Raw data →
● ● ●

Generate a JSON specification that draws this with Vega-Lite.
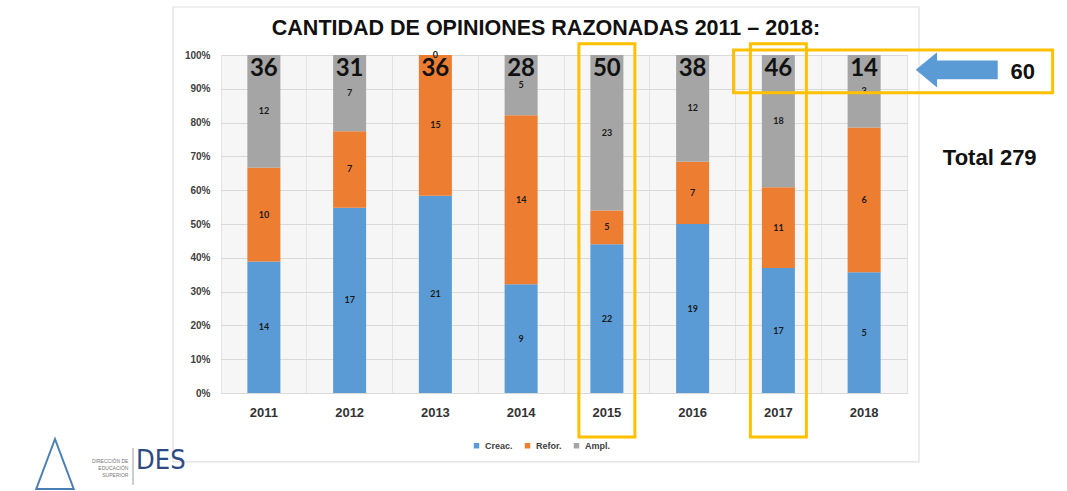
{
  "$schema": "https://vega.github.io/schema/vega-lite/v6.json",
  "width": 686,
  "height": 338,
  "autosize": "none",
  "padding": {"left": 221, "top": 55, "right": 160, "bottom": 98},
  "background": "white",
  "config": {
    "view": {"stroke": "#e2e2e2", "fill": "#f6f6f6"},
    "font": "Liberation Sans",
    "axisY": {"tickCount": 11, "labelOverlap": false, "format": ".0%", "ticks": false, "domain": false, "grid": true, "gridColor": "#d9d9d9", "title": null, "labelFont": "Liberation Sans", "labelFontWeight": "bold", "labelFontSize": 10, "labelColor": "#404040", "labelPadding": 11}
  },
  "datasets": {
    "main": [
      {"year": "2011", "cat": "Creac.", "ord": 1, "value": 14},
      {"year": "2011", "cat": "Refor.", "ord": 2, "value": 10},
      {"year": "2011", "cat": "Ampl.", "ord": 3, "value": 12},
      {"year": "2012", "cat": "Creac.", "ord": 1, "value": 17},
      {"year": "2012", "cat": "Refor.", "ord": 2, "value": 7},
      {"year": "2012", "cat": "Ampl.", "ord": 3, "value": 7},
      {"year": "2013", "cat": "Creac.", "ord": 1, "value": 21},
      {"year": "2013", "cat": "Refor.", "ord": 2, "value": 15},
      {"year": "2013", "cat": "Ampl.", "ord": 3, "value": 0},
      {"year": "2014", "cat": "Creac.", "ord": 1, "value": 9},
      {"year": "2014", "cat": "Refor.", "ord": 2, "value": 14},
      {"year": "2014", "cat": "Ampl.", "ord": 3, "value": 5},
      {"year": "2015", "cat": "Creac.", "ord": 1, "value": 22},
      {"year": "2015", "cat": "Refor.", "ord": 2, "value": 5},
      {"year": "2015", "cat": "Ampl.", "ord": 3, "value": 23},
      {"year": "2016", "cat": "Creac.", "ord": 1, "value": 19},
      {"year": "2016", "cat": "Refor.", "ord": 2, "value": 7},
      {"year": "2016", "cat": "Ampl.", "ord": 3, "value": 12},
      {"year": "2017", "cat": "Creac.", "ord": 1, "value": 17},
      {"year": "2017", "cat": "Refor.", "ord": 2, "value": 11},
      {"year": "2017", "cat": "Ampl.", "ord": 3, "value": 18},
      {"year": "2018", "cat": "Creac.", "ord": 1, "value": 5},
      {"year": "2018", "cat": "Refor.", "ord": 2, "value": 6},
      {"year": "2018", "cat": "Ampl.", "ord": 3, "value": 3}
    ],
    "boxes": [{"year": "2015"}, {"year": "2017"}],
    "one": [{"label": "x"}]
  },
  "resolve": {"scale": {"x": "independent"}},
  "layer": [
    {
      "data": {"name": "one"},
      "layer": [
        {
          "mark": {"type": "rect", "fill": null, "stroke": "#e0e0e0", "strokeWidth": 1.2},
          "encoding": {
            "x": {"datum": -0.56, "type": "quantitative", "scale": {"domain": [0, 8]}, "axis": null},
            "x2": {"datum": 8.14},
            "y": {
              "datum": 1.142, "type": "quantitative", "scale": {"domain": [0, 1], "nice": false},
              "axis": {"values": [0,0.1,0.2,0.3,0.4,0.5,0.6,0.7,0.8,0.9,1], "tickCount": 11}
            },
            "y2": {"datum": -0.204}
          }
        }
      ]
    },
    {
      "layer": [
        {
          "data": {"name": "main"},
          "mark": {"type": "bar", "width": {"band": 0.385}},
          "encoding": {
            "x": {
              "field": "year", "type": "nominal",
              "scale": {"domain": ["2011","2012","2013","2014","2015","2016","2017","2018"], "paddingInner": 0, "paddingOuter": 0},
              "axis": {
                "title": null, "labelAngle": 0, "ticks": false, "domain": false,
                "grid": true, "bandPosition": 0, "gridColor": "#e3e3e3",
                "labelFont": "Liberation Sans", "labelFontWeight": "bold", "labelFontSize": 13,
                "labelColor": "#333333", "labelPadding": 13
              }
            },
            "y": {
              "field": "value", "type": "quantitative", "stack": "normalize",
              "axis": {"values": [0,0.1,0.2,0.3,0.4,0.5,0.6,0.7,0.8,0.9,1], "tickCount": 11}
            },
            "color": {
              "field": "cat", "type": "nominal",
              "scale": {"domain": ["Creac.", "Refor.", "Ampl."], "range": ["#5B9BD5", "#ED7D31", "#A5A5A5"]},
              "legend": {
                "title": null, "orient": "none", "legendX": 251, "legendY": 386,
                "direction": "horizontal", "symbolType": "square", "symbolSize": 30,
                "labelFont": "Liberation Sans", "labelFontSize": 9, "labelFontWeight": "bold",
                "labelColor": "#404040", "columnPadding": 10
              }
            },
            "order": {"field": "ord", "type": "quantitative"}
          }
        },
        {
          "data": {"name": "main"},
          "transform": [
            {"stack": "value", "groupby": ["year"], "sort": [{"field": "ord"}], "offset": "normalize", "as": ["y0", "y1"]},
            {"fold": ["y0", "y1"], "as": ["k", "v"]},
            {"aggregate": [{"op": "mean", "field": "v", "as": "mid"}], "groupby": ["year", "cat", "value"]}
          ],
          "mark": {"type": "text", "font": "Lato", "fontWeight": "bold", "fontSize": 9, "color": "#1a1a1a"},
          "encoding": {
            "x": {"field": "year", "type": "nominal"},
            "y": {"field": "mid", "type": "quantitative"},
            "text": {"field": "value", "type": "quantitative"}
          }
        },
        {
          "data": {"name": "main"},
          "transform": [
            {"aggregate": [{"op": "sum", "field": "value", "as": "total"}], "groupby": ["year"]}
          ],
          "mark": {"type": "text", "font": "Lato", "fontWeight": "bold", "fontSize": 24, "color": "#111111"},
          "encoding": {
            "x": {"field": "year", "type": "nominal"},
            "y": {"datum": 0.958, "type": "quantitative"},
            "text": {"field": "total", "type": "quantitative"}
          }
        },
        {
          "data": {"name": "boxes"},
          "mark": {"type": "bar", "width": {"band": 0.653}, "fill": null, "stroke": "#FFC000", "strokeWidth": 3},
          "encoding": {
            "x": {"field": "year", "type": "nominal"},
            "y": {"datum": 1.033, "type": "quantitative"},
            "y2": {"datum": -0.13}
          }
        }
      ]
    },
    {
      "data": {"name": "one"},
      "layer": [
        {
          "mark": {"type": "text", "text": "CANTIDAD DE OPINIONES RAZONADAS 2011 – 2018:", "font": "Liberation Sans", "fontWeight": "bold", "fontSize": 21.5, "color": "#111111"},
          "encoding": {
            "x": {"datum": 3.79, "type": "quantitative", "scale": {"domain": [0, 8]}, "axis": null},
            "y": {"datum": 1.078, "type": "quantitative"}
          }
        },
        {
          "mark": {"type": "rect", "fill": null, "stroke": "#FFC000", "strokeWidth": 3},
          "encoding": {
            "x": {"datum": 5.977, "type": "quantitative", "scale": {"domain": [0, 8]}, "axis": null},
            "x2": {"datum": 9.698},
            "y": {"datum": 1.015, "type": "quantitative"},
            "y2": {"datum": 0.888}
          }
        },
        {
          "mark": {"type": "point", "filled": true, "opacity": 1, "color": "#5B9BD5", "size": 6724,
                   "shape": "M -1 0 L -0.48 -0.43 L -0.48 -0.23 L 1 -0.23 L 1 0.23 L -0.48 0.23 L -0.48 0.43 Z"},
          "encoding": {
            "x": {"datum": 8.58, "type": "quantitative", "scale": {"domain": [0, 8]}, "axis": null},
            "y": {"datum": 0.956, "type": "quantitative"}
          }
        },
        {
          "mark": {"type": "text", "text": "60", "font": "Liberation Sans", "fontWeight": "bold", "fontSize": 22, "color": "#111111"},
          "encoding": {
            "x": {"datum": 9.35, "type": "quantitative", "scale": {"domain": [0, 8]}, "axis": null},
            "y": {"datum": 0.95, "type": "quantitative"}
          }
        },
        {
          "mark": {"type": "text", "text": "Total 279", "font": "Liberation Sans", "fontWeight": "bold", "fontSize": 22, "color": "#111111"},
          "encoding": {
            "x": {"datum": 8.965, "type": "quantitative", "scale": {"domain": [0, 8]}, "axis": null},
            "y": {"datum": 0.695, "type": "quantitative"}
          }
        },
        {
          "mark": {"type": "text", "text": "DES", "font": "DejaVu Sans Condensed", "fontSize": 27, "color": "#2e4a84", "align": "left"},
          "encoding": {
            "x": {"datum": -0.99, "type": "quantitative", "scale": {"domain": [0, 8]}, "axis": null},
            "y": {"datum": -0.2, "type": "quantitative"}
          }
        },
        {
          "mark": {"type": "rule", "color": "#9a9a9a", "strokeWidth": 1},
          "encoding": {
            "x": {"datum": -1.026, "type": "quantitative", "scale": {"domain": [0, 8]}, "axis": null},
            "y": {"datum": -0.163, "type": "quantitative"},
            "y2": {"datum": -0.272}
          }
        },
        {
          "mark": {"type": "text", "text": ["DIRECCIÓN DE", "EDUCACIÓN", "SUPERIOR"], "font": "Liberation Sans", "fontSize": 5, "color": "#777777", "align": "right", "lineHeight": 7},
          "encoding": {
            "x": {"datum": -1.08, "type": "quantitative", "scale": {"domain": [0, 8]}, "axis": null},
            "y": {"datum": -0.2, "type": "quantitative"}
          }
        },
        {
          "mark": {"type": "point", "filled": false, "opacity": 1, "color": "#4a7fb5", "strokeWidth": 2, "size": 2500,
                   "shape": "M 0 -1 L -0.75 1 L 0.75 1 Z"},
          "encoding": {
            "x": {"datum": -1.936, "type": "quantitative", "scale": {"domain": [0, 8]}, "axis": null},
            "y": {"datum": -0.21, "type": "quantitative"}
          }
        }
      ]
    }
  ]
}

● ● ●

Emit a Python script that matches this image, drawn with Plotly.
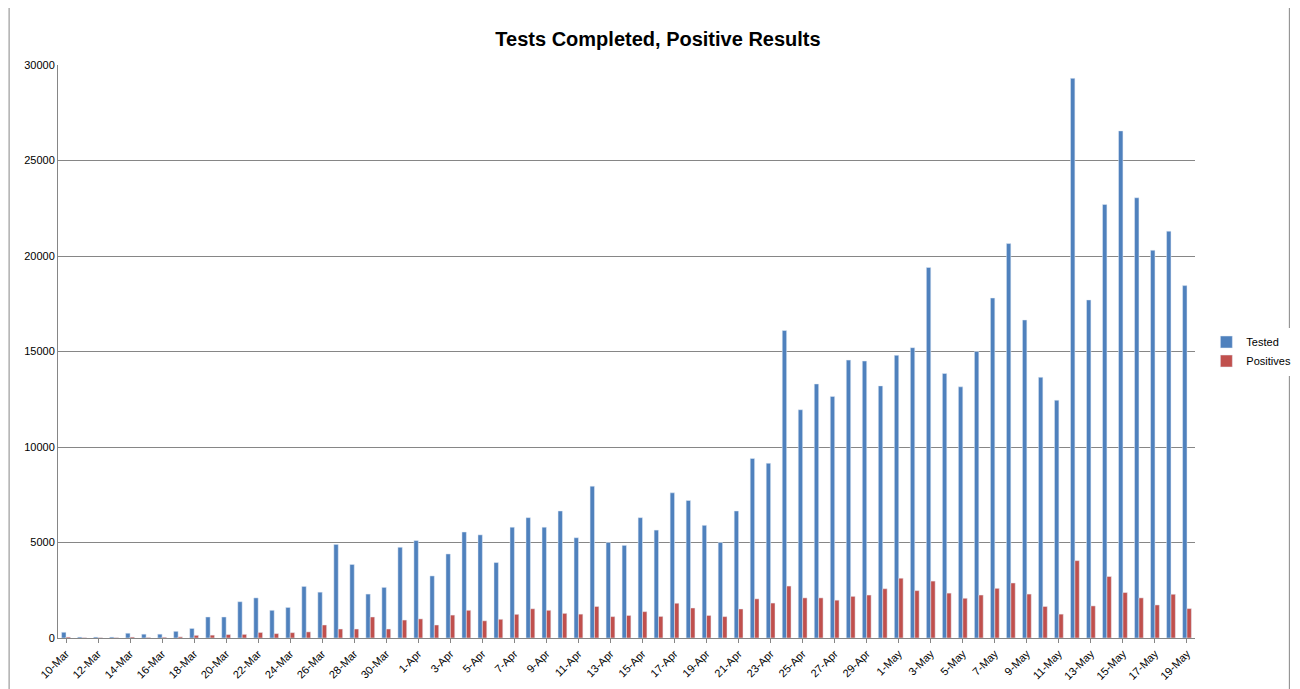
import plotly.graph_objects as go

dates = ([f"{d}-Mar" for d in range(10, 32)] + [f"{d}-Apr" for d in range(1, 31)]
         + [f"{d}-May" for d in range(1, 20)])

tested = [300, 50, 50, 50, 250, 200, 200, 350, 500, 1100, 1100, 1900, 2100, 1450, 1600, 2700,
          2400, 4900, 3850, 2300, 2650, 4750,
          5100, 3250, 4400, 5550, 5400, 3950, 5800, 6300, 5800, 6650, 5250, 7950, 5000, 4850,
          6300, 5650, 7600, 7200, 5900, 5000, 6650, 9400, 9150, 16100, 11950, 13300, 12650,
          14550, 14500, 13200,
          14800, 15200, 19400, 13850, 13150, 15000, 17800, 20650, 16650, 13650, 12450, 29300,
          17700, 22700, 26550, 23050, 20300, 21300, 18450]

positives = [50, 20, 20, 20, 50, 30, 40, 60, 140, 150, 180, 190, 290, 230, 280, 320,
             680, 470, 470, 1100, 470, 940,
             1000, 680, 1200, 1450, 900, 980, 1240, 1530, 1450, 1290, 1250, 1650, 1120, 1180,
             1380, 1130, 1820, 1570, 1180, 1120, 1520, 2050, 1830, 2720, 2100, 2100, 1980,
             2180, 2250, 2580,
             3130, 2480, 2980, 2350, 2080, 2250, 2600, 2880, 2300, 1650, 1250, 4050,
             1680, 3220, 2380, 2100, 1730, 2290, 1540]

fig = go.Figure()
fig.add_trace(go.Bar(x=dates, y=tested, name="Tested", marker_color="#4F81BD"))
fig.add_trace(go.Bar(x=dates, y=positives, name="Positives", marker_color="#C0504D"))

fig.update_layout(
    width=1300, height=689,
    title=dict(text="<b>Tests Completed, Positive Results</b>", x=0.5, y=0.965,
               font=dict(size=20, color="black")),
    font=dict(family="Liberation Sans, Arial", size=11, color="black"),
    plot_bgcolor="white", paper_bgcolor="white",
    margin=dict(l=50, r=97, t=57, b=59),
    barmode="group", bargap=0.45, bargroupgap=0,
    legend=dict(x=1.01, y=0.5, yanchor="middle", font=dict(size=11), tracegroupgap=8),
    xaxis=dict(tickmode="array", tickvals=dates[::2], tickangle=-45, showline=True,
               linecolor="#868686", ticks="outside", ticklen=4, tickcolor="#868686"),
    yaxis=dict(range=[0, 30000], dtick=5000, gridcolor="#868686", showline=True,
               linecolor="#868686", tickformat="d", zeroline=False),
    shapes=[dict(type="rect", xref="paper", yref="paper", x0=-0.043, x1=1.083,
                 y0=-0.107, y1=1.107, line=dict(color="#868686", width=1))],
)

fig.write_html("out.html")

● ● ●

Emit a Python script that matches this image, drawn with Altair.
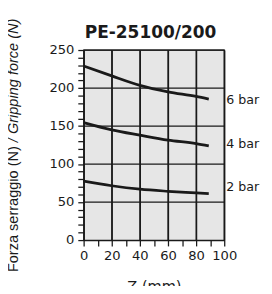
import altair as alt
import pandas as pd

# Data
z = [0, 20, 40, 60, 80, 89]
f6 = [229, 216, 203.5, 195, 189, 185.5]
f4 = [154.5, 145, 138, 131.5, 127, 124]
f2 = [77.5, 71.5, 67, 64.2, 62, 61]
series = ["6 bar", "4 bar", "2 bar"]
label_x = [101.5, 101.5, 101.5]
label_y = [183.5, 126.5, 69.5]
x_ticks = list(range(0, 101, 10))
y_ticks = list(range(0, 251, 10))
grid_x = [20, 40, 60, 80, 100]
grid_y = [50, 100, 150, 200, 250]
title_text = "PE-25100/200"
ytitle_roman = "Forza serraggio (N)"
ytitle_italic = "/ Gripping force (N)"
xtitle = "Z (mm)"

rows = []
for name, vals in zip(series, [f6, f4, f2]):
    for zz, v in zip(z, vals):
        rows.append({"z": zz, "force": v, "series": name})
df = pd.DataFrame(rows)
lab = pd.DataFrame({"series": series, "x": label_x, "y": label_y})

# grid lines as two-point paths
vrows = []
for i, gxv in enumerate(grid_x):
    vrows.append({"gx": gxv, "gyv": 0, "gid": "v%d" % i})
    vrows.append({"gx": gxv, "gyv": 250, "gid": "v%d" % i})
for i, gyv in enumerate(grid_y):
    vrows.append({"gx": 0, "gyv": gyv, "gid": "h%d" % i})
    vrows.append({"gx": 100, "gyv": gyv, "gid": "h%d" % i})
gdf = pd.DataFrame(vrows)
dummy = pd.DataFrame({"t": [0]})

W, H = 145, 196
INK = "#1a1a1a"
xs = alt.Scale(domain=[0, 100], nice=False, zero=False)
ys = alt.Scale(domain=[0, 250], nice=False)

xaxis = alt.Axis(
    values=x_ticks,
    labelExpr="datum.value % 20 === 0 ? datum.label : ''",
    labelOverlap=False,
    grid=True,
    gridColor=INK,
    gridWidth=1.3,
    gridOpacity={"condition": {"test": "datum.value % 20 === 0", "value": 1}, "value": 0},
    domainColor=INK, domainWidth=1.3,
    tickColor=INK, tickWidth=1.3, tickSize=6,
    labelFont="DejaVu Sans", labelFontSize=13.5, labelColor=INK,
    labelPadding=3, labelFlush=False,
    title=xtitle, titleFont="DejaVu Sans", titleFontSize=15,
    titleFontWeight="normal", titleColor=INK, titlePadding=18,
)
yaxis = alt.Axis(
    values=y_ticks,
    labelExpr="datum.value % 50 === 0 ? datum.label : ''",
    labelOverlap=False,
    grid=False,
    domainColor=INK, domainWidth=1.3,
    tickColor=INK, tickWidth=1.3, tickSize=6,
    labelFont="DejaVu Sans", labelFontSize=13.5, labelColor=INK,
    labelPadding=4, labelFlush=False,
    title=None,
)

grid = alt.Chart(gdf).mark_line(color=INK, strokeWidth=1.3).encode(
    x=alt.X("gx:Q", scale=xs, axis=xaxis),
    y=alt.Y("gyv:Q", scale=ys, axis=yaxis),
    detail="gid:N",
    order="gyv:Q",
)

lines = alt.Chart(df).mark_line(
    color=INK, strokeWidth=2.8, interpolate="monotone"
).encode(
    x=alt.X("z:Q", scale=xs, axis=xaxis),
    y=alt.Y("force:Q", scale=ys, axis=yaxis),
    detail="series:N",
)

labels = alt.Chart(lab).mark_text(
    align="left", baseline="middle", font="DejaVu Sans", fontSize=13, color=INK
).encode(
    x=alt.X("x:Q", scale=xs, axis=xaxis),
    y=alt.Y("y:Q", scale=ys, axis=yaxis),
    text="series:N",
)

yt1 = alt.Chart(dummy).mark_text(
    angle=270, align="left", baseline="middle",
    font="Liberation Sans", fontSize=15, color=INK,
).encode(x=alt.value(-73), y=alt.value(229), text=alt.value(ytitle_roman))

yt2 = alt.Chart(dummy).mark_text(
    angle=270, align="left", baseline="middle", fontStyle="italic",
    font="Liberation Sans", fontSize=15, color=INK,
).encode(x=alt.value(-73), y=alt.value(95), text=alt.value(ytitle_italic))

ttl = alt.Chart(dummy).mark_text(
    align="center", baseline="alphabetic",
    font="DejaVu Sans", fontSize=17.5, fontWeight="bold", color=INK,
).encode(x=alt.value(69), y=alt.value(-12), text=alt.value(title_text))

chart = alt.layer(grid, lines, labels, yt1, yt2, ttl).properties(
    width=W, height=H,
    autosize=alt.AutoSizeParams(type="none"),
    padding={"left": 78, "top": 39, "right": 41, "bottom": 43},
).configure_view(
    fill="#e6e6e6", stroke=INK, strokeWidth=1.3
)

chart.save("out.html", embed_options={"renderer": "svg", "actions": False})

● ● ●

Copy each line of the listing that contains the string "this".

Generate a JSON specification that draws this with Vega-Lite.
Emit a Python script that matches this image, drawn with Plotly.
Emit a Python script that matches this image, drawn with Altair.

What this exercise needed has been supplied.